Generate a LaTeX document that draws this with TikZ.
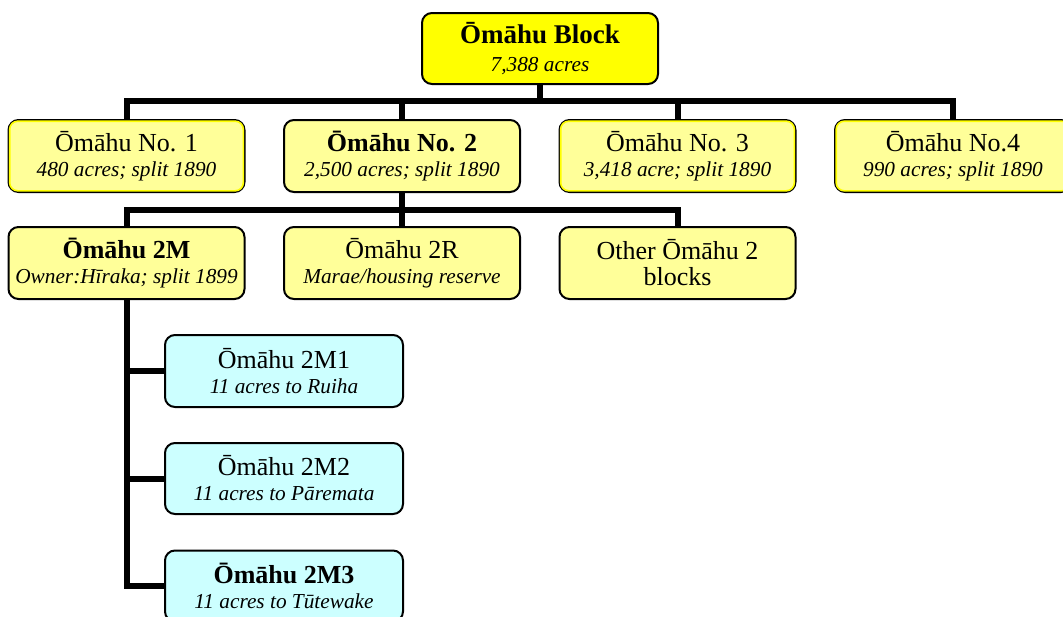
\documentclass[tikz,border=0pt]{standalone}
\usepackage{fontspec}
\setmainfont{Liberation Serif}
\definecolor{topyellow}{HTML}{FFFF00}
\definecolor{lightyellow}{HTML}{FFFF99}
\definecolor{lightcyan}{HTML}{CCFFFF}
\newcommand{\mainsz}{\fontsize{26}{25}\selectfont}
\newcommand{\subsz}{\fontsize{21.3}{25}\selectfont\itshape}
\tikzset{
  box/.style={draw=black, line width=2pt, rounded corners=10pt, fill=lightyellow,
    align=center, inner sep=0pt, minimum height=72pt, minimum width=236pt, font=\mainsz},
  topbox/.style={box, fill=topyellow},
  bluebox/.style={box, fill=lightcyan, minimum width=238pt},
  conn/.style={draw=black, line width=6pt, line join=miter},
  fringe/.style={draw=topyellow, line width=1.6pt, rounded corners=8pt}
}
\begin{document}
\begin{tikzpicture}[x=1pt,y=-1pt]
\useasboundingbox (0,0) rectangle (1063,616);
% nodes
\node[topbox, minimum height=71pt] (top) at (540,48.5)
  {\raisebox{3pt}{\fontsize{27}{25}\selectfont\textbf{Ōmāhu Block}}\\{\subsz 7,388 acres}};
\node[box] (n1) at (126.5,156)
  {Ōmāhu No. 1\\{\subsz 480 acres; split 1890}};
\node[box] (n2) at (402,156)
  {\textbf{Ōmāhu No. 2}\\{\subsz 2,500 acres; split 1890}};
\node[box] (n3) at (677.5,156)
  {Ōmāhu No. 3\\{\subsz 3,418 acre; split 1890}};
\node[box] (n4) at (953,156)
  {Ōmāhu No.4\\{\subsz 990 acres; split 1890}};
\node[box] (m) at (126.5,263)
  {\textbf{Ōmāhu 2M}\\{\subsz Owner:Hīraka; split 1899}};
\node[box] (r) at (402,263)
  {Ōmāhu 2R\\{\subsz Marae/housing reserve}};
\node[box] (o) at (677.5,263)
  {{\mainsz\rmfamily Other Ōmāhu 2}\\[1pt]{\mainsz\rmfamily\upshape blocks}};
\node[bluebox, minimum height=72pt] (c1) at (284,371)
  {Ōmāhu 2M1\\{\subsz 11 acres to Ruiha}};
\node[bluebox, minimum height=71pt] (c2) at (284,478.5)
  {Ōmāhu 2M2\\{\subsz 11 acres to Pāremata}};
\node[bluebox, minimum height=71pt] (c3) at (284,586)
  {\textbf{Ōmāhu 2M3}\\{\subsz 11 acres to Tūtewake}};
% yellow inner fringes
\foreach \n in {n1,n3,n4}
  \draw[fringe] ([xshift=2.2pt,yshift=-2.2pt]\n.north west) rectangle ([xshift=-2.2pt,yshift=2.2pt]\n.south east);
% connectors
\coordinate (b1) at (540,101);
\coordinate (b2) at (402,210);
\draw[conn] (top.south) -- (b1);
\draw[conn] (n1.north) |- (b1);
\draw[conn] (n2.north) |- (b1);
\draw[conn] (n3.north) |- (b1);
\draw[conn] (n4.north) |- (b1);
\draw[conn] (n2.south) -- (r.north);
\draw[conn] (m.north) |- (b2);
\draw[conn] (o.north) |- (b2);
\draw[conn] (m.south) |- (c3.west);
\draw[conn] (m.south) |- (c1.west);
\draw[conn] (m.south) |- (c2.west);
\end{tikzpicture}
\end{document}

_Written instruction_
Write out the material above once more, exactly as it reads, with no pictures.

_Output of the exercise_
Generate a LaTeX document that draws this with TikZ.
\documentclass[tikz,border=0pt]{standalone}
\usepackage{fontspec}
\setmainfont{Liberation Serif}
\definecolor{topyellow}{HTML}{FFFF00}
\definecolor{lightyellow}{HTML}{FFFF99}
\definecolor{lightcyan}{HTML}{CCFFFF}
\newcommand{\mainsz}{\fontsize{26}{25}\selectfont}
\newcommand{\subsz}{\fontsize{21.3}{25}\selectfont\itshape}
\tikzset{
  box/.style={draw=black, line width=2pt, rounded corners=10pt, fill=lightyellow,
    align=center, inner sep=0pt, minimum height=72pt, minimum width=236pt, font=\mainsz},
  topbox/.style={box, fill=topyellow},
  bluebox/.style={box, fill=lightcyan, minimum width=238pt},
  conn/.style={draw=black, line width=6pt, line join=miter},
  fringe/.style={draw=topyellow, line width=1.6pt, rounded corners=8pt}
}
\begin{document}
\begin{tikzpicture}[x=1pt,y=-1pt]
\useasboundingbox (0,0) rectangle (1063,616);
% nodes
\node[topbox, minimum height=71pt] (top) at (540,48.5)
  {\raisebox{3pt}{\fontsize{27}{25}\selectfont\textbf{Ōmāhu Block}}\\{\subsz 7,388 acres}};
\node[box] (n1) at (126.5,156)
  {Ōmāhu No. 1\\{\subsz 480 acres; split 1890}};
\node[box] (n2) at (402,156)
  {\textbf{Ōmāhu No. 2}\\{\subsz 2,500 acres; split 1890}};
\node[box] (n3) at (677.5,156)
  {Ōmāhu No. 3\\{\subsz 3,418 acre; split 1890}};
\node[box] (n4) at (953,156)
  {Ōmāhu No.4\\{\subsz 990 acres; split 1890}};
\node[box] (m) at (126.5,263)
  {\textbf{Ōmāhu 2M}\\{\subsz Owner:Hīraka; split 1899}};
\node[box] (r) at (402,263)
  {Ōmāhu 2R\\{\subsz Marae/housing reserve}};
\node[box] (o) at (677.5,263)
  {{\mainsz\rmfamily Other Ōmāhu 2}\\[1pt]{\mainsz\rmfamily\upshape blocks}};
\node[bluebox, minimum height=72pt] (c1) at (284,371)
  {Ōmāhu 2M1\\{\subsz 11 acres to Ruiha}};
\node[bluebox, minimum height=71pt] (c2) at (284,478.5)
  {Ōmāhu 2M2\\{\subsz 11 acres to Pāremata}};
\node[bluebox, minimum height=71pt] (c3) at (284,586)
  {\textbf{Ōmāhu 2M3}\\{\subsz 11 acres to Tūtewake}};
% yellow inner fringes
\foreach \n in {n1,n3,n4}
  \draw[fringe] ([xshift=2.2pt,yshift=-2.2pt]\n.north west) rectangle ([xshift=-2.2pt,yshift=2.2pt]\n.south east);
% connectors
\coordinate (b1) at (540,101);
\coordinate (b2) at (402,210);
\draw[conn] (top.south) -- (b1);
\draw[conn] (n1.north) |- (b1);
\draw[conn] (n2.north) |- (b1);
\draw[conn] (n3.north) |- (b1);
\draw[conn] (n4.north) |- (b1);
\draw[conn] (n2.south) -- (r.north);
\draw[conn] (m.north) |- (b2);
\draw[conn] (o.north) |- (b2);
\draw[conn] (m.south) |- (c3.west);
\draw[conn] (m.south) |- (c1.west);
\draw[conn] (m.south) |- (c2.west);
\end{tikzpicture}
\end{document}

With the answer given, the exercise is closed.